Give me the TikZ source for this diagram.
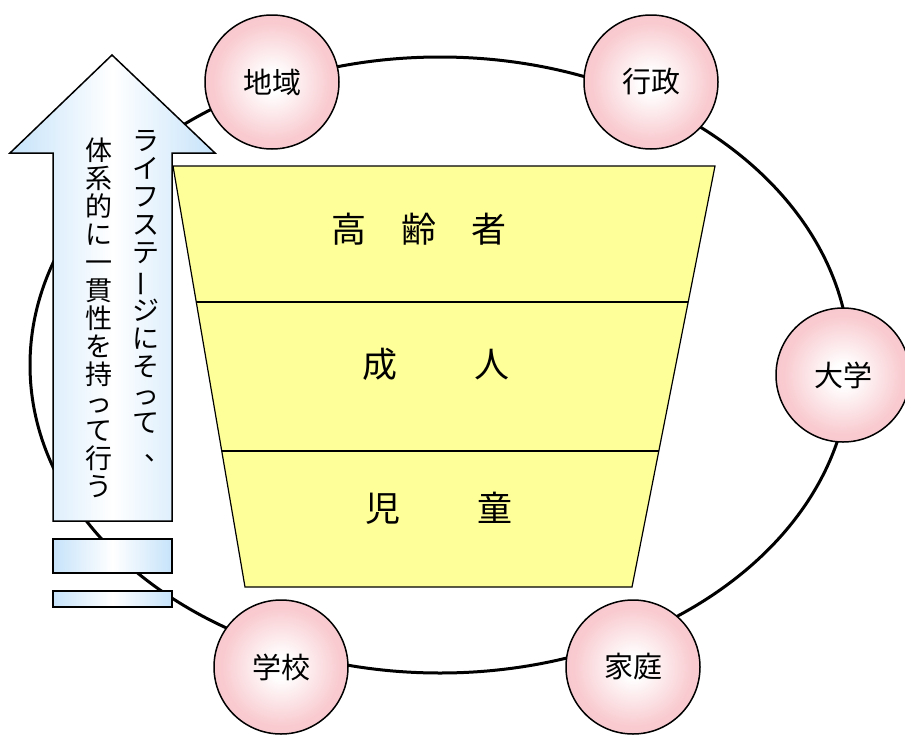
\documentclass[tikz,border=0pt]{standalone}
\usepackage{graphicx}
\usepackage{fontspec}
\setmainfont{Noto Sans CJK JP}
\usetikzlibrary{calc}
\definecolor{pinkc}{RGB}{247,190,196}
\definecolor{bluec}{RGB}{198,227,250}
\definecolor{yellowc}{RGB}{255,255,153}
\pgfdeclareradialshading{pinkball}{\pgfpointorigin}{color(0bp)=(white); color(4bp)=(white); color(22bp)=(pinkc!80!white); color(50bp)=(pinkc)}
\newcommand{\vchou}{\rotatebox[origin=c]{90}{ー}}
\newcommand{\vten}{\makebox[1em][l]{\hspace{0.45em}、}}
\tikzset{
	node_org/.style = {
		circle,
		draw=black,
		line width=1.5pt,
		shade,
		shading=pinkball,
		minimum size=134pt,
		inner sep=0pt,
		font=\fontsize{29}{29}\selectfont
	},
	node_stage/.style = {
		inner sep=0pt,
		font=\fontsize{35}{35}\selectfont
	},
	node_vtext/.style = {
		align=center,
		inner sep=0pt,
		anchor=north,
		font=\fontsize{27}{28}\selectfont
	},
	fill_arrow/.style = {
		draw=black,
		line width=1.5pt,
		left color=bluec,
		right color=bluec,
		middle color=white
	},
}

\begin{document}
\begin{tikzpicture}[x=1pt,y=-1pt]
\useasboundingbox (0,0) rectangle (905,734);
% ring
\coordinate (ring) at (440,365);
\draw[line width=3pt] (ring) ellipse [x radius=410pt, y radius=308pt];
% life stages
\coordinate (tl) at (173,166);
\coordinate (tr) at (715,166);
\coordinate (br) at (632,587);
\coordinate (bl) at (245,587);
\draw[fill=yellowc, line width=1.2pt] (tl) -- (tr) -- (br) -- (bl) -- cycle;
\draw[line width=1.2pt] ($(tl)!0.323!(bl)$) -- ($(tr)!0.323!(br)$);
\draw[line width=1.2pt] ($(tl)!0.677!(bl)$) -- ($(tr)!0.677!(br)$);
\node [node_stage] (elder) at (419,229) {高　齢　者};
\node [node_stage] (adult) at (436,364) {成\hspace{2.2em}人};
\node [node_stage] (child) at (439,508) {児\hspace{2.2em}童};
% arrow
\draw[fill_arrow] (112,55) -- (215,153) -- (172,153) -- (172,521)
	-- (53,521) -- (53,153) -- (10,153) -- cycle;
\draw[fill_arrow] (53,539) rectangle (172,573);
\draw[fill_arrow] (53,591) rectangle (172,607);
\node [node_vtext] (stage) at (146,130) {ラ\\イ\\フ\\ス\\テ\\\vchou\\ジ\\に\\そ\\っ\\て\\\vten};
\node [node_vtext] (keep) at (99,138) {体\\系\\的\\に\\一\\貫\\性\\を\\持\\っ\\て\\行\\う};
% partners
\node [node_org] (chiiki) at (272,82) {地域};
\node [node_org] (gyosei) at (651,82) {行政};
\node [node_org] (daigaku) at (843,375) {大学};
\node [node_org] (gakko) at (281,667) {学校};
\node [node_org] (katei) at (633,667) {家庭};
\end{tikzpicture}
\end{document}
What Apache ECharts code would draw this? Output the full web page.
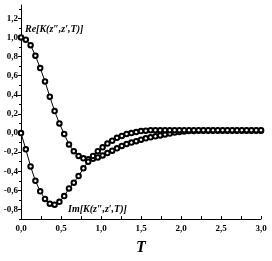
<!DOCTYPE html>
<html>
<head>
<meta charset="utf-8">
<script src="https://cdn.jsdelivr.net/npm/echarts@6/dist/echarts.min.js"></script>
<style>
  html, body { margin: 0; padding: 0; background: #fff; }
  #chart { width: 272px; height: 261px; }
</style>
</head>
<body>
<div id="chart"></div>
<script>
// T sampled every 0.06 from 0 to 3
const tValues = [0, 0.06, 0.12, 0.18, 0.24, 0.30, 0.36, 0.42, 0.48, 0.54,
    0.60, 0.66, 0.72, 0.78, 0.84, 0.90, 0.96, 1.02, 1.08, 1.14,
    1.20, 1.26, 1.32, 1.38, 1.44, 1.50, 1.56, 1.62, 1.68, 1.74,
    1.80, 1.86, 1.92, 1.98, 2.04, 2.10, 2.16, 2.22, 2.28, 2.34,
    2.40, 2.46, 2.52, 2.58, 2.64, 2.70, 2.76, 2.82, 2.88, 2.94, 3.00];

const reValues = [1.00, 0.977, 0.92, 0.81, 0.68, 0.54, 0.38, 0.23, 0.10, -0.01,
    -0.12, -0.19, -0.24, -0.265, -0.275, -0.27, -0.255, -0.235, -0.21, -0.185,
    -0.16, -0.135, -0.115, -0.10, -0.085, -0.07, -0.055, -0.045, -0.035, -0.025,
    -0.015, -0.005, 0.005, 0.01, 0.015, 0.02, 0.02, 0.025, 0.025, 0.025,
    0.025, 0.025, 0.025, 0.025, 0.025, 0.025, 0.025, 0.025, 0.025, 0.025, 0.025];

const imValues = [0.00, -0.17, -0.35, -0.50, -0.61, -0.69, -0.74, -0.75, -0.72, -0.66,
    -0.58, -0.52, -0.45, -0.37, -0.30, -0.24, -0.19, -0.15, -0.11, -0.08,
    -0.05, -0.03, -0.01, 0.00, 0.01, 0.02, 0.025, 0.03, 0.03, 0.03,
    0.03, 0.03, 0.03, 0.03, 0.03, 0.03, 0.03, 0.03, 0.03, 0.03,
    0.03, 0.03, 0.03, 0.03, 0.03, 0.03, 0.03, 0.03, 0.03, 0.03, 0.03];

const yTickLabels = [-0.8, -0.6, -0.4, -0.2, 0, 0.2, 0.4, 0.6, 0.8, 1.0, 1.2];
const yMinorTicks = [-0.9, -0.7, -0.5, -0.3, -0.1, 0.1, 0.3, 0.5, 0.7, 0.9, 1.1, 1.3];

const serif = '"Liberation Serif", "DejaVu Serif", serif';

function comma(v) {
    return v.toFixed(1).replace('.', ',');
}

let chart = echarts.init(document.getElementById('chart'));

let option = {
    animation: false,
    grid: { left: 21, right: 11, top: 5, bottom: 38 },
    xAxis: {
        type: 'value',
        min: 0,
        max: 3,
        interval: 0.5,
        name: 'T',
        nameLocation: 'middle',
        nameGap: 21,
        nameTextStyle: { fontFamily: serif, fontWeight: 'bold', fontStyle: 'italic', fontSize: 16, color: '#000' },
        axisLine: { onZero: false, lineStyle: { color: '#000', width: 1 } },
        axisTick: { inside: true, length: 3, lineStyle: { color: '#000' } },
        minorTick: { show: true, splitNumber: 2, length: 3, lineStyle: { color: '#000' } },
        splitLine: { show: false },
        axisLabel: {
            margin: 5,
            fontFamily: serif, fontWeight: 'bold', fontSize: 9, color: '#000',
            formatter: comma
        }
    },
    yAxis: [
        {
            type: 'value',
            min: -0.9,
            max: 1.34,
            axisLine: { show: true, onZero: false, lineStyle: { color: '#000', width: 1 } },
            axisTick: { show: true, length: 3, customValues: yTickLabels, lineStyle: { color: '#000' } },
            splitLine: { show: false },
            axisLabel: {
                margin: 3,
                customValues: yTickLabels,
                fontFamily: serif, fontWeight: 'bold', fontSize: 9, color: '#000',
                formatter: comma
            }
        },
        {
            type: 'value',
            min: -0.9,
            max: 1.34,
            position: 'left',
            axisLine: { show: false },
            axisTick: { show: true, length: 2, customValues: yMinorTicks, lineStyle: { color: '#000' } },
            splitLine: { show: false },
            axisLabel: { show: false }
        }
    ],
    graphic: [
        {
            type: 'text', left: 25, top: 24,
            style: { text: 'Re[K(z\u2033,z\u2032,T)]', font: 'italic bold 10px ' + serif, fill: '#000' }
        },
        {
            type: 'text', left: 68, top: 204,
            style: { text: 'Im[K(z\u2033,z\u2032,T)]', font: 'italic bold 10px ' + serif, fill: '#000' }
        }
    ],
    series: [
        {
            name: 'Re',
            type: 'line',
            data: tValues.map((t, i) => [t, reValues[i]]),
            symbol: 'emptyCircle',
            symbolSize: 4.5,
            showAllSymbol: true,
            lineStyle: { color: '#000', width: 1 },
            itemStyle: { color: '#000', borderColor: '#000', borderWidth: 0.7 }
        },
        {
            name: 'Im',
            type: 'line',
            data: tValues.map((t, i) => [t, imValues[i]]),
            symbol: 'emptyCircle',
            symbolSize: 4.5,
            showAllSymbol: true,
            lineStyle: { color: '#000', width: 1 },
            itemStyle: { color: '#000', borderColor: '#000', borderWidth: 0.7 }
        }
    ]
};

option && chart.setOption(option);
</script>
</body>
</html>
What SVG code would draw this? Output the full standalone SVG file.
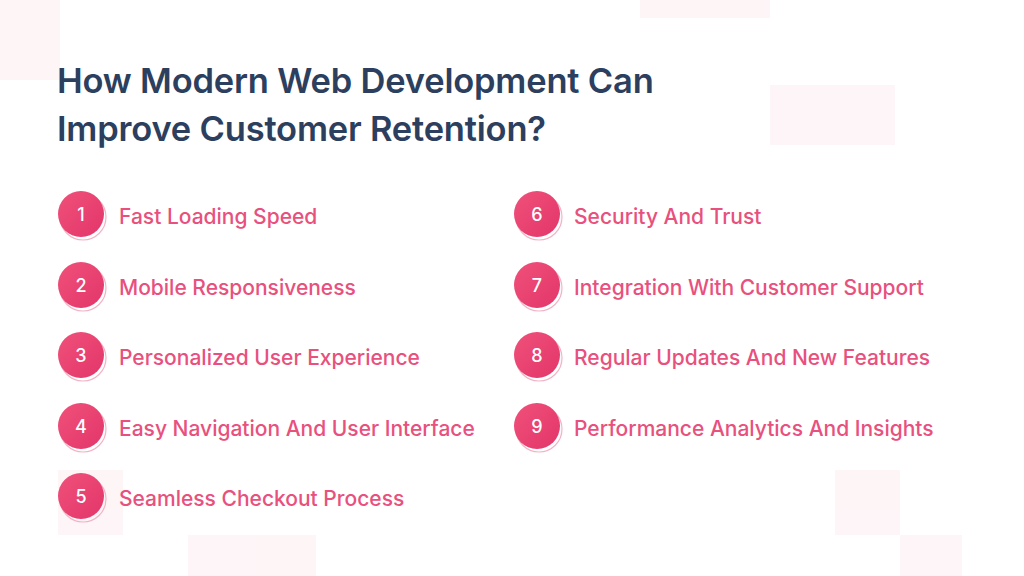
<svg xmlns="http://www.w3.org/2000/svg" width="1024" height="576" viewBox="0 0 1024 576">
<defs>
<linearGradient id="g" x1="0" y1="0" x2="1" y2="1"><stop offset="0" stop-color="#f0517a"/><stop offset="1" stop-color="#e2356a"/></linearGradient>
<style>
.t{font-family:Inter,"Liberation Sans",sans-serif;font-size:21px;font-weight:500;fill:#e8507e}
.n{font-family:Inter,"Liberation Sans",sans-serif;font-size:18px;font-weight:500;fill:#fff;text-anchor:middle}
.h{font-family:Inter,"Liberation Sans",sans-serif;font-size:34.5px;font-weight:600;fill:#2d3f5e;letter-spacing:-0.2px}
.c{fill:url(#g)}
.o{fill:none;stroke:#f3b3c6;stroke-width:1.2}
.bg{fill:#fdf1f4}
</style>
</defs>
<rect width="1024" height="576" fill="#fff"/>
<g opacity="0.7">
<rect class="bg" x="0" y="0" width="60" height="80"/>
<rect class="bg" x="640" y="0" width="130" height="18"/>
<rect class="bg" x="770" y="85" width="125" height="60"/>
<rect class="bg" x="58" y="470" width="65" height="65"/>
<rect class="bg" x="188" y="535" width="128" height="41"/>
<rect class="bg" x="835" y="470" width="65" height="65"/>
<rect class="bg" x="900" y="535" width="62" height="41"/>
</g>
<text class="h" x="57" y="93">How Modern Web Development Can</text>
<text class="h" x="57" y="141">Improve Customer Retention?</text>
<g id="n1"><circle class="o" cx="83" cy="217" r="23"/><circle class="c" cx="81" cy="214" r="23"/><text class="n" x="81" y="221">1</text><text class="t" x="119" y="224">Fast Loading Speed</text></g>
<g id="n2"><circle class="o" cx="83" cy="288" r="23"/><circle class="c" cx="81" cy="285" r="23"/><text class="n" x="81" y="292">2</text><text class="t" x="119" y="295">Mobile Responsiveness</text></g>
<g id="n3"><circle class="o" cx="83" cy="358" r="23"/><circle class="c" cx="81" cy="355" r="23"/><text class="n" x="81" y="362">3</text><text class="t" x="119" y="365">Personalized User Experience</text></g>
<g id="n4"><circle class="o" cx="83" cy="429" r="23"/><circle class="c" cx="81" cy="426" r="23"/><text class="n" x="81" y="433">4</text><text class="t" x="119" y="436">Easy Navigation And User Interface</text></g>
<g id="n5"><circle class="o" cx="83" cy="499" r="23"/><circle class="c" cx="81" cy="496" r="23"/><text class="n" x="81" y="503">5</text><text class="t" x="119" y="506">Seamless Checkout Process</text></g>
<g id="n6"><circle class="o" cx="539" cy="217" r="23"/><circle class="c" cx="537" cy="214" r="23"/><text class="n" x="537" y="221">6</text><text class="t" x="574" y="224">Security And Trust</text></g>
<g id="n7"><circle class="o" cx="539" cy="288" r="23"/><circle class="c" cx="537" cy="285" r="23"/><text class="n" x="537" y="292">7</text><text class="t" x="574" y="295">Integration With Customer Support</text></g>
<g id="n8"><circle class="o" cx="539" cy="358" r="23"/><circle class="c" cx="537" cy="355" r="23"/><text class="n" x="537" y="362">8</text><text class="t" x="574" y="365">Regular Updates And New Features</text></g>
<g id="n9"><circle class="o" cx="539" cy="429" r="23"/><circle class="c" cx="537" cy="426" r="23"/><text class="n" x="537" y="433">9</text><text class="t" x="574" y="436">Performance Analytics And Insights</text></g>
<g id="connectors"/>
</svg>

· · · · ·

Your objective →
Extract every line that has the string "draw" in it.

Solution for this exercise →
		draw=black,
		draw=black,
\draw[line width=3pt] (ring) ellipse [x radius=410pt, y radius=308pt];
\draw[fill=yellowc, line width=1.2pt] (tl) -- (tr) -- (br) -- (bl) -- cycle;
\draw[line width=1.2pt] ($(tl)!0.323!(bl)$) -- ($(tr)!0.323!(br)$);
\draw[line width=1.2pt] ($(tl)!0.677!(bl)$) -- ($(tr)!0.677!(br)$);
\draw[fill_arrow] (112,55) -- (215,153) -- (172,153) -- (172,521)
\draw[fill_arrow] (53,539) rectangle (172,573);
\draw[fill_arrow] (53,591) rectangle (172,607);
What Apache ECharts code would draw this? Output the full web page.
What SVG code would draw this? Output the full standalone SVG file.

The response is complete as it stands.